Problem description: Transcribe the data in full and exactly, omitting any pictures.

□ □ □

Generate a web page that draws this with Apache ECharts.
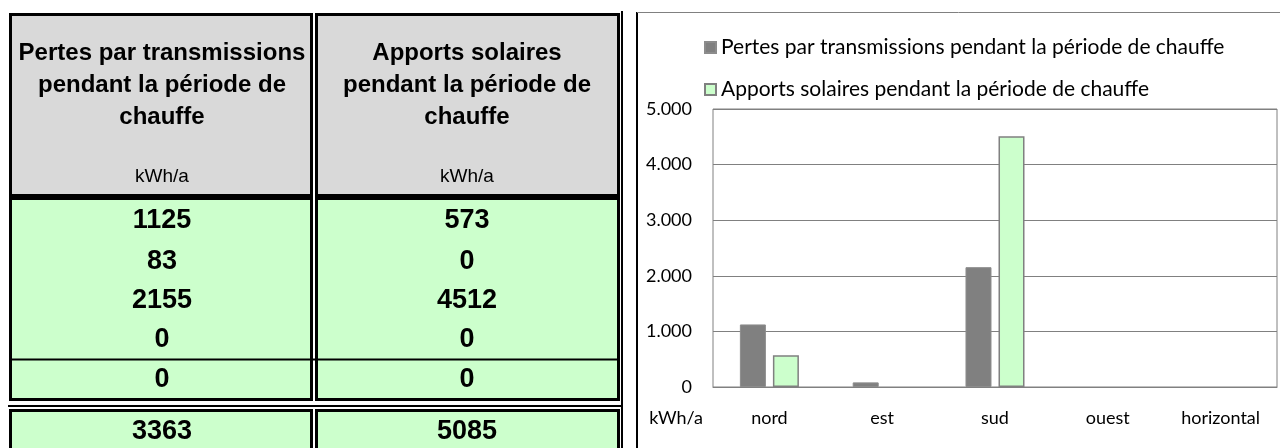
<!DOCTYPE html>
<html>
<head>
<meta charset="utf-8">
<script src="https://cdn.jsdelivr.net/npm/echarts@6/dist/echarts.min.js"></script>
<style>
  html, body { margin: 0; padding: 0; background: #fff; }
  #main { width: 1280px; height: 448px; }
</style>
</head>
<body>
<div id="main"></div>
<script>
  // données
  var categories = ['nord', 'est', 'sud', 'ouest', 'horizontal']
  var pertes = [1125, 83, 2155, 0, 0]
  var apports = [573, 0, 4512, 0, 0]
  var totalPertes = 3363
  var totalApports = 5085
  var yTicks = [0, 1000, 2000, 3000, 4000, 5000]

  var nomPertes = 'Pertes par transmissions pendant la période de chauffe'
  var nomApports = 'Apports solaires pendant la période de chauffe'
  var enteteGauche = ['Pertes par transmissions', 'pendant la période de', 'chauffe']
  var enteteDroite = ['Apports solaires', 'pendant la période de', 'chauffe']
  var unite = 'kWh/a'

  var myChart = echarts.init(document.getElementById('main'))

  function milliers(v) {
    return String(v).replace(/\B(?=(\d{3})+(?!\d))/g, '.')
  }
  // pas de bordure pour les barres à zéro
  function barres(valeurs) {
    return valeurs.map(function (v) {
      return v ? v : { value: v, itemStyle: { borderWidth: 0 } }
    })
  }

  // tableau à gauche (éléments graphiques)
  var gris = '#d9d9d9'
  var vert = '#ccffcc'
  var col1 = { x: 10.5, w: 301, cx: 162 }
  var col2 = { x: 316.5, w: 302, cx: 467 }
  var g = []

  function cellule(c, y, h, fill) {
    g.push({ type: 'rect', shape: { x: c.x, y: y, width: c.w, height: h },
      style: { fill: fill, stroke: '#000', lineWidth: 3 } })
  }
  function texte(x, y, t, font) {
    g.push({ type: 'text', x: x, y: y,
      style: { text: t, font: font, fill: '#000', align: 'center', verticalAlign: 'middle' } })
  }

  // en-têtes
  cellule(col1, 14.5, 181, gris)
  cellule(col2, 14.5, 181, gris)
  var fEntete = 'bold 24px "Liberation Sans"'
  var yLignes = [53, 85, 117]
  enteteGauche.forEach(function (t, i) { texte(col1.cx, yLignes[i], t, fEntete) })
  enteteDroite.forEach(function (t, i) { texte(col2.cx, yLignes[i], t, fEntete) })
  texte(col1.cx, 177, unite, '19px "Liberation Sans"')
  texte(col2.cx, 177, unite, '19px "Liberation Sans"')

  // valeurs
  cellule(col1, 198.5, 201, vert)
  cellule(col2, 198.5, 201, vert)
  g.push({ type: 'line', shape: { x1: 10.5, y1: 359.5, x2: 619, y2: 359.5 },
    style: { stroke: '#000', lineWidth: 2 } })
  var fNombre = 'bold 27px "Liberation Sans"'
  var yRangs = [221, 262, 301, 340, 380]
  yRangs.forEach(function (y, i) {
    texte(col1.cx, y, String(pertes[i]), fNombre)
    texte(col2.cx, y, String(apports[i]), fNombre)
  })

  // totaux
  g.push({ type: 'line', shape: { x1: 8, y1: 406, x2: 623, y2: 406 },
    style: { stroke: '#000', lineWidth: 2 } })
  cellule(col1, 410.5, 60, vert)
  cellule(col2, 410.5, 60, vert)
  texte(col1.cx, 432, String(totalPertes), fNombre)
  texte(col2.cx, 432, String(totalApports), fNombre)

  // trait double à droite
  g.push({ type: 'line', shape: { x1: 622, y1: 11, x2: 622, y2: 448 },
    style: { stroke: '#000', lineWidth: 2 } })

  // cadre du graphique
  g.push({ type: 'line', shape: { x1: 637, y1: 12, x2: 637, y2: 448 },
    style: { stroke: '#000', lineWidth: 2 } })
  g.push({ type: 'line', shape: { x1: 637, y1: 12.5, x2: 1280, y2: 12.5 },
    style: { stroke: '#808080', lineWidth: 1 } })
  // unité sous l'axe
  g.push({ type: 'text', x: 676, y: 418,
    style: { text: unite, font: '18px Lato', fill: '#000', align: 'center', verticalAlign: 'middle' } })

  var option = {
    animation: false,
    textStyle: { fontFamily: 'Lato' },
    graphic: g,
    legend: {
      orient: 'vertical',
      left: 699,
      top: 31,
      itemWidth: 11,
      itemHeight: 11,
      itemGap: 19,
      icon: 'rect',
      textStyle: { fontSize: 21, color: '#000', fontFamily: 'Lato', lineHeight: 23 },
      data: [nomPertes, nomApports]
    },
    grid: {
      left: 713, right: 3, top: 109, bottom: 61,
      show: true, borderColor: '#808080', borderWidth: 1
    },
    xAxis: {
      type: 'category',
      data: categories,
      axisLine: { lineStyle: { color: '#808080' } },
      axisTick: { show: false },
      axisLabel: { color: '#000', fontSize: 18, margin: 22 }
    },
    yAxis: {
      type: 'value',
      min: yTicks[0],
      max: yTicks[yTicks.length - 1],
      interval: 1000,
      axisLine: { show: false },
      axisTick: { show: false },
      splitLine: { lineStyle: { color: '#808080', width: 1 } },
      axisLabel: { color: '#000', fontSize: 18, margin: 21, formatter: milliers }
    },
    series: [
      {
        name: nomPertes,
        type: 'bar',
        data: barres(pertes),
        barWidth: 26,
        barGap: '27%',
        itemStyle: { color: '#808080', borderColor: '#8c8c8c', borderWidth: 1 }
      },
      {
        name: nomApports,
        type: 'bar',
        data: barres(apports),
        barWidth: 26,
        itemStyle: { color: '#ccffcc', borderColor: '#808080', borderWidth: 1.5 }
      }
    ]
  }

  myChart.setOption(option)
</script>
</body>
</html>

□ □ □

Solution for this task:
Generate a web page that draws this with Apache ECharts.
<!DOCTYPE html>
<html>
<head>
<meta charset="utf-8">
<script src="https://cdn.jsdelivr.net/npm/echarts@6/dist/echarts.min.js"></script>
<style>
  html, body { margin: 0; padding: 0; background: #fff; }
  #main { width: 1280px; height: 448px; }
</style>
</head>
<body>
<div id="main"></div>
<script>
  // données
  var categories = ['nord', 'est', 'sud', 'ouest', 'horizontal']
  var pertes = [1125, 83, 2155, 0, 0]
  var apports = [573, 0, 4512, 0, 0]
  var totalPertes = 3363
  var totalApports = 5085
  var yTicks = [0, 1000, 2000, 3000, 4000, 5000]

  var nomPertes = 'Pertes par transmissions pendant la période de chauffe'
  var nomApports = 'Apports solaires pendant la période de chauffe'
  var enteteGauche = ['Pertes par transmissions', 'pendant la période de', 'chauffe']
  var enteteDroite = ['Apports solaires', 'pendant la période de', 'chauffe']
  var unite = 'kWh/a'

  var myChart = echarts.init(document.getElementById('main'))

  function milliers(v) {
    return String(v).replace(/\B(?=(\d{3})+(?!\d))/g, '.')
  }
  // pas de bordure pour les barres à zéro
  function barres(valeurs) {
    return valeurs.map(function (v) {
      return v ? v : { value: v, itemStyle: { borderWidth: 0 } }
    })
  }

  // tableau à gauche (éléments graphiques)
  var gris = '#d9d9d9'
  var vert = '#ccffcc'
  var col1 = { x: 10.5, w: 301, cx: 162 }
  var col2 = { x: 316.5, w: 302, cx: 467 }
  var g = []

  function cellule(c, y, h, fill) {
    g.push({ type: 'rect', shape: { x: c.x, y: y, width: c.w, height: h },
      style: { fill: fill, stroke: '#000', lineWidth: 3 } })
  }
  function texte(x, y, t, font) {
    g.push({ type: 'text', x: x, y: y,
      style: { text: t, font: font, fill: '#000', align: 'center', verticalAlign: 'middle' } })
  }

  // en-têtes
  cellule(col1, 14.5, 181, gris)
  cellule(col2, 14.5, 181, gris)
  var fEntete = 'bold 24px "Liberation Sans"'
  var yLignes = [53, 85, 117]
  enteteGauche.forEach(function (t, i) { texte(col1.cx, yLignes[i], t, fEntete) })
  enteteDroite.forEach(function (t, i) { texte(col2.cx, yLignes[i], t, fEntete) })
  texte(col1.cx, 177, unite, '19px "Liberation Sans"')
  texte(col2.cx, 177, unite, '19px "Liberation Sans"')

  // valeurs
  cellule(col1, 198.5, 201, vert)
  cellule(col2, 198.5, 201, vert)
  g.push({ type: 'line', shape: { x1: 10.5, y1: 359.5, x2: 619, y2: 359.5 },
    style: { stroke: '#000', lineWidth: 2 } })
  var fNombre = 'bold 27px "Liberation Sans"'
  var yRangs = [221, 262, 301, 340, 380]
  yRangs.forEach(function (y, i) {
    texte(col1.cx, y, String(pertes[i]), fNombre)
    texte(col2.cx, y, String(apports[i]), fNombre)
  })

  // totaux
  g.push({ type: 'line', shape: { x1: 8, y1: 406, x2: 623, y2: 406 },
    style: { stroke: '#000', lineWidth: 2 } })
  cellule(col1, 410.5, 60, vert)
  cellule(col2, 410.5, 60, vert)
  texte(col1.cx, 432, String(totalPertes), fNombre)
  texte(col2.cx, 432, String(totalApports), fNombre)

  // trait double à droite
  g.push({ type: 'line', shape: { x1: 622, y1: 11, x2: 622, y2: 448 },
    style: { stroke: '#000', lineWidth: 2 } })

  // cadre du graphique
  g.push({ type: 'line', shape: { x1: 637, y1: 12, x2: 637, y2: 448 },
    style: { stroke: '#000', lineWidth: 2 } })
  g.push({ type: 'line', shape: { x1: 637, y1: 12.5, x2: 1280, y2: 12.5 },
    style: { stroke: '#808080', lineWidth: 1 } })
  // unité sous l'axe
  g.push({ type: 'text', x: 676, y: 418,
    style: { text: unite, font: '18px Lato', fill: '#000', align: 'center', verticalAlign: 'middle' } })

  var option = {
    animation: false,
    textStyle: { fontFamily: 'Lato' },
    graphic: g,
    legend: {
      orient: 'vertical',
      left: 699,
      top: 31,
      itemWidth: 11,
      itemHeight: 11,
      itemGap: 19,
      icon: 'rect',
      textStyle: { fontSize: 21, color: '#000', fontFamily: 'Lato', lineHeight: 23 },
      data: [nomPertes, nomApports]
    },
    grid: {
      left: 713, right: 3, top: 109, bottom: 61,
      show: true, borderColor: '#808080', borderWidth: 1
    },
    xAxis: {
      type: 'category',
      data: categories,
      axisLine: { lineStyle: { color: '#808080' } },
      axisTick: { show: false },
      axisLabel: { color: '#000', fontSize: 18, margin: 22 }
    },
    yAxis: {
      type: 'value',
      min: yTicks[0],
      max: yTicks[yTicks.length - 1],
      interval: 1000,
      axisLine: { show: false },
      axisTick: { show: false },
      splitLine: { lineStyle: { color: '#808080', width: 1 } },
      axisLabel: { color: '#000', fontSize: 18, margin: 21, formatter: milliers }
    },
    series: [
      {
        name: nomPertes,
        type: 'bar',
        data: barres(pertes),
        barWidth: 26,
        barGap: '27%',
        itemStyle: { color: '#808080', borderColor: '#8c8c8c', borderWidth: 1 }
      },
      {
        name: nomApports,
        type: 'bar',
        data: barres(apports),
        barWidth: 26,
        itemStyle: { color: '#ccffcc', borderColor: '#808080', borderWidth: 1.5 }
      }
    ]
  }

  myChart.setOption(option)
</script>
</body>
</html>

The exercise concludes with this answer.